I’d like to travel less, too. The past few years have been truly wonderful, travel-wise. I love to travel and getting to go to Germany, Austria, France, Estonia and the US countless times has been a blessing. And getting to see friends who don’t live in Toronto (or even on this continent!) once or twice a year is truly wonderful. But I’m tired. I miss having regular home routines, cooking for myself, being a member of a community. 2015 will be the year of reconnecting with home and with Toronto.
I’m also making a resolution to document the events of my life in a more tangible and meaningful way. I don’t mean more Instagram. I mean keeping a journal, and spending more time reflecting and writing those reflections down, in it and on this blog. As I get older I’m finding that my memory has gotten strange and spotty. I read a book and three months later can barely remember the plot. And yet, if I spend a bit of time thinking about the book I’ve just read, talking about it with others, and perhaps even writing those thoughts down, I have no problem at all remembering it months or even years later. Perhaps the problem isn’t really memory, but the amount of attention and focus I give to things while I’m doing them. In 2015, I aim to be more focused and more mindful, to think more deeply about the things I’m spending my time on, so that they may have a more meaningful impact on me. And I resolve to multi-task a lot less. I’d banish the concept from my life entirely, if I could.
I’d also like to start paying more attention to my physical wellbeing while reducing the amount of anxiety I have about my health. I am (knock wood) a healthy person, but every ache and pain makes me spiral into a vortex of panic about my mortality. What a waste of energy! I should be focusing on the fact that I’m actually getting older and my body is getting creakier, and while the sporadic hip and back pain I feel is not a symptom of anything terminal, they are all symptoms of “wake up and start stretching and exercising more right now or be a limping, hobbled hunchback by the age of 40, you out-of-shape idiot.” It’s not about looking a certain way or losing weight or developing superhero shoulders (although I do want those). I’m actually old enough that getting enough physical activity has become about health and mobility. Welcome to middle age, me.

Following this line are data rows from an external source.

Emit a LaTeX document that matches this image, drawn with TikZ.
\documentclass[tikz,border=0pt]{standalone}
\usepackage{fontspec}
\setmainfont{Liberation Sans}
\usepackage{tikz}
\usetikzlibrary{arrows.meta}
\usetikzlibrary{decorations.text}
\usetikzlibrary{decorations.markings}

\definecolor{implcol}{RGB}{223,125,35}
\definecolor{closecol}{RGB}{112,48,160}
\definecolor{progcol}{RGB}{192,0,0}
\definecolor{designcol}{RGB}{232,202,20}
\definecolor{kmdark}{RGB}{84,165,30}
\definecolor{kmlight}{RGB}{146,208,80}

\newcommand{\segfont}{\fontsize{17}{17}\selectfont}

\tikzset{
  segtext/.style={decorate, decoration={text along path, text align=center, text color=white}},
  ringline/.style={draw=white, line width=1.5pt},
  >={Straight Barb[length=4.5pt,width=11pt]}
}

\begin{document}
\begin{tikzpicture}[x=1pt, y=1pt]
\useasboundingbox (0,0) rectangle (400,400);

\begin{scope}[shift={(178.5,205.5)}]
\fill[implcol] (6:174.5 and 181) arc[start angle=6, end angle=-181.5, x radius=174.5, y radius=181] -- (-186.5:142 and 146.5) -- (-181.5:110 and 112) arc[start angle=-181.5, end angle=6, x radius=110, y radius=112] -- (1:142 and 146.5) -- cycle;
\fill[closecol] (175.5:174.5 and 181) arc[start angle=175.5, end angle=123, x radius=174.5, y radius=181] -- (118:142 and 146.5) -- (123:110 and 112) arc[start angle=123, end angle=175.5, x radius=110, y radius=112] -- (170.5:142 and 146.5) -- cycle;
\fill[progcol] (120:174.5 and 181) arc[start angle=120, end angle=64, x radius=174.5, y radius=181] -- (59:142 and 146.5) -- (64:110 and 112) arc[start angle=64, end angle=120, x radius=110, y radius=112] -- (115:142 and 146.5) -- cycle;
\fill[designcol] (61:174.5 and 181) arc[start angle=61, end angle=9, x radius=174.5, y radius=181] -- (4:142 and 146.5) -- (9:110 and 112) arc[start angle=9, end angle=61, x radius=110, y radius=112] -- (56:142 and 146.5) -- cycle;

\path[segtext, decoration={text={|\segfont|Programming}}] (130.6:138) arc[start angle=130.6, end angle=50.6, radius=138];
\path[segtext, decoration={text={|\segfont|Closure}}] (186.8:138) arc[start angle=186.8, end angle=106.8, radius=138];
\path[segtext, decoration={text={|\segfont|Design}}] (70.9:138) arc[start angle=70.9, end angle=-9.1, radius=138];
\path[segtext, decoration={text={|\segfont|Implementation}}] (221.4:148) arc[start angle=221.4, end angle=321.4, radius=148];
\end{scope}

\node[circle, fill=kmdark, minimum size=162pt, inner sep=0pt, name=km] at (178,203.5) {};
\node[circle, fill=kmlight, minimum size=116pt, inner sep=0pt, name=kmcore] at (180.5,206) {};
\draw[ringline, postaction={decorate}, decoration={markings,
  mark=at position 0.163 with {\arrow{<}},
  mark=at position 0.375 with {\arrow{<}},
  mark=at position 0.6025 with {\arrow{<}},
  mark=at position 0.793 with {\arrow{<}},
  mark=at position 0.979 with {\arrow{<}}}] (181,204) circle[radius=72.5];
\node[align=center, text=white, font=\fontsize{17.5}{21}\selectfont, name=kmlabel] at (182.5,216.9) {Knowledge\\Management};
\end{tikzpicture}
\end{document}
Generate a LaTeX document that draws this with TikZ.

My last resolution is to spend less time on the internet and more time reading books. Over the past few years I’ve rekindled my lifelong passion for fiction, which for a few years in my 20s I’d (horribly!) let dwindle away. There were years during which I was doing all kinds of exciting things, but could count the number of books I read on my hands without running out of fingers. That was horrible, and I’ve worked my way back up to being a regular (avid, even) reader in my 30s, but there’s always room for improvement. This year, I might even incorporate a bit more non-fiction into the routine?
I think that’s it, resolution-wise? 2014 was a good year for me personally. I accomplished and learned many things, and I made it through a lot of big changes. I look forward to many more triumphs in 2015.